Follow the bouncing ball with me: We are creatures of the universe, along with the stars and planets and galaxies and all the rest. However our earthly lives may have begun, our ultimate origin is the Big Bang itself. So if “God”, to use James’ language, can be conceived as the deepest power in the universe then does not this same power rest in each of us as creatures of the universe?

You need not use Dr. James’ terminology to believe that. Remember Forrest Church’s words that “God is not God’s name. It is a name for that which is greater than all and present in all.” Since they lived in different times Doctors James and Church never met, but William may well have agreed with Forrest on that one.

To be a person of faith with respect to this second option is to believe you can access this deepest power that is both within you and beyond you. It is to believe that there is a depth dimension to life that you need not go beyond this natural world in order to reach, touch, and experience. I call it a sacred or holy dimension to life that is available to us if we truly seek and find.

Living a life of faith in such as way does not shield one from feelings of doubt or betrayal. It offers no protection from being let down, or on occasion letting others down. This kind of faith is not to be to confused with certainty. It means instead recognizing that we live in a world and universe that blesses us in some very wonderful and life-fulfilling ways at times, and in some inexplicable devastating ways at other times. To be a person of faith is to have the internal resources, that “deepest power” as James called it, to respond to both the blessings and tragedies of life and keep on going for as long as life is yours to have.

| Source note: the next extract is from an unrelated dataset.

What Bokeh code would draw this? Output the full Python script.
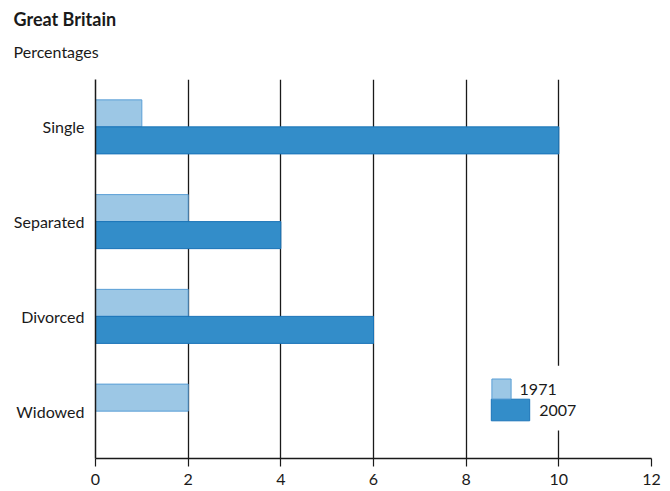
from bokeh.plotting import figure
from bokeh.models import (FactorRange, Range1d, Legend, LegendItem, Title,
                          BoxAnnotation, FixedTicker, ColumnDataSource)
from bokeh.transform import dodge
from bokeh.embed import file_html
from bokeh.resources import INLINE

# Marital status of mothers, Great Britain (percentages)
statuses = ["Single", "Separated", "Divorced", "Widowed"]
pct_1971 = [1, 2, 2, 2]
pct_2007 = [10, 4, 6, 0]
x_ticks = [0, 2, 4, 6, 8, 10, 12]

FONT = "Lato"
INK = "#1a1a1a"
LIGHT_FILL, LIGHT_LINE = "#9cc7e5", "#5a9fd6"
DARK_FILL, DARK_LINE = "#338dc9", "#1a74b8"

src = ColumnDataSource(dict(status=statuses, v1971=pct_1971, v2007=pct_2007))

p = figure(width=670, height=491, output_backend="svg", toolbar_location=None,
           y_range=FactorRange(factors=statuses[::-1], range_padding=0),
           x_range=Range1d(0, 12),
           min_border_left=95, min_border_right=19,
           min_border_bottom=33, min_border_top=79)
p.outline_line_color = None
p.background_fill_color = "white"

bar_h = 0.285
r71 = p.hbar(y=dodge("status", bar_h / 2, range=p.y_range), right="v1971", left=0,
             height=bar_h, source=src, fill_color=LIGHT_FILL, line_color=LIGHT_LINE,
             line_width=1)
r07 = p.hbar(y=dodge("status", -bar_h / 2, range=p.y_range), right="v2007", left=0,
             height=bar_h, source=src, fill_color=DARK_FILL, line_color=DARK_LINE,
             line_width=1)

# Axes
p.xaxis.ticker = FixedTicker(ticks=x_ticks)
p.xaxis.axis_line_color = INK
p.xaxis.axis_line_width = 1.5
p.xaxis.major_tick_line_color = INK
p.xaxis.major_tick_line_width = 1.2
p.xaxis.major_tick_out = 8
p.xaxis.major_tick_in = 0
p.xaxis.minor_tick_line_color = None
p.xaxis.major_label_standoff = 7
p.xaxis.major_label_text_font = FONT
p.xaxis.major_label_text_font_size = "16px"
p.xaxis.major_label_text_color = INK

p.yaxis.axis_line_color = INK
p.yaxis.axis_line_width = 1.5
p.yaxis.major_tick_line_color = None
p.yaxis.major_tick_out = 0
p.yaxis.major_tick_in = 0
p.yaxis.minor_tick_line_color = None
p.yaxis.major_label_standoff = 11
p.yaxis.major_label_text_font = FONT
p.yaxis.major_label_text_font_size = "16px"
p.yaxis.major_label_text_color = INK

p.xgrid.grid_line_color = INK
p.xgrid.grid_line_width = 1.3
p.ygrid.grid_line_color = None

# Heading (outermost), units line, and a thin spacer next to the plot
p.title.text = "Great Britain"
p.title.text_font = FONT
p.title.text_font_size = "18px"
p.title.text_font_style = "bold"
p.title.text_color = INK
p.title.align = "left"
p.title.offset = -82
p.title.standoff = 10
p.add_layout(Title(text=" ", text_font_size="1px", standoff=10), "above")
p.add_layout(Title(text="Percentages", text_font=FONT, text_font_size="16px",
                   text_font_style="normal", text_color=INK, align="left",
                   offset=-82, standoff=11), "above")

# White backdrop behind the key, interrupting the gridline at 10
p.add_layout(BoxAnnotation(left=9.7, right=10.3, top=0.98, bottom=0.296,
                           fill_color="white", fill_alpha=1, line_color=None))

common = dict(padding=0, margin=0, spacing=0, border_line_color=None,
              background_fill_alpha=0, label_text_font=FONT,
              label_text_font_size="16px", label_text_color=INK)
leg07 = Legend(items=[LegendItem(label="2007", renderers=[r07])],
               location=(391.25, 35.25), glyph_width=48, glyph_height=27,
               label_height=27, label_standoff=5, **common)
leg71 = Legend(items=[LegendItem(label="1971", renderers=[r71])],
               location=(393.6, 57.5), glyph_width=24, glyph_height=25,
               label_height=25, label_standoff=7, **common)
p.add_layout(leg07, "center")
p.add_layout(leg71, "center")

open("out.html", "w").write(file_html(p, INLINE))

Staying with William James let’s consider those words of his that are in our Order of Service: “Believe that your life is worth living and your belief will help create the fact…Act as if what you do makes a difference. It does.” To believe that we are capable of living worthy and meaningful lives will, as James puts it, “create the fact.” That’s living by faith.

I especially like James’ use of the two simple words “as if.” To live a life of faith is to live “as if.” The story I opened with was a lighthearted and fun kind of way of making that point. I got by my self-doubt by acting “as if” I could do what I was supposed and expected to do. My “fake it ‘till you make it” line was, admittedly, a frivolous way of making that point. But to truly live “as if” goes way beyond fun type of story and a fun type of slogan.
“Act as if what you do makes a difference. It does.”

I’ve treated that line on a personal level up to this point. It goes way beyond the personal when it comes to envisioning the world in which we wish to live and to leave for those who come after us. Live “as if” your justice seeking efforts will make a difference. We must live “as if” our efforts for a safer and saner world will make a difference. I’d say that faith is being pretty strongly tested right now. We must continue to act as if the forces of bigotry and hatred and ignorance—to say nothing of unfathomable acts of violence at school children—will not have the last word. We must live with the deepest faith we can muster, and act on it in whatever ways we can.

This in closing: We bring our lives here in the faith and in the hope that they will in some way be transformed. It is one of the reasons you exist as a liberal religious Unitarian Universalist community—and why I have chosen to give my career to the UU ministry: It is to do my part in offering a place where people can work on transforming their lives in positive ways.

So it is that bring our lives here in order that we may place them in the hands of something greater than ourselves, that deepest power in our universe and in our lives. We need not all call that “Something Greater” by the same name—and that it as it should be in a free faith.

We come not always knowing for sure that we are going to “make it” with it comes to the challenges, the obstacles, and the defeats we all face at times. But we come in order to find the strength to act as if we can meet those challenges. We come in order that our “yes” to life may be ours to say for as long as we are given our time to say it.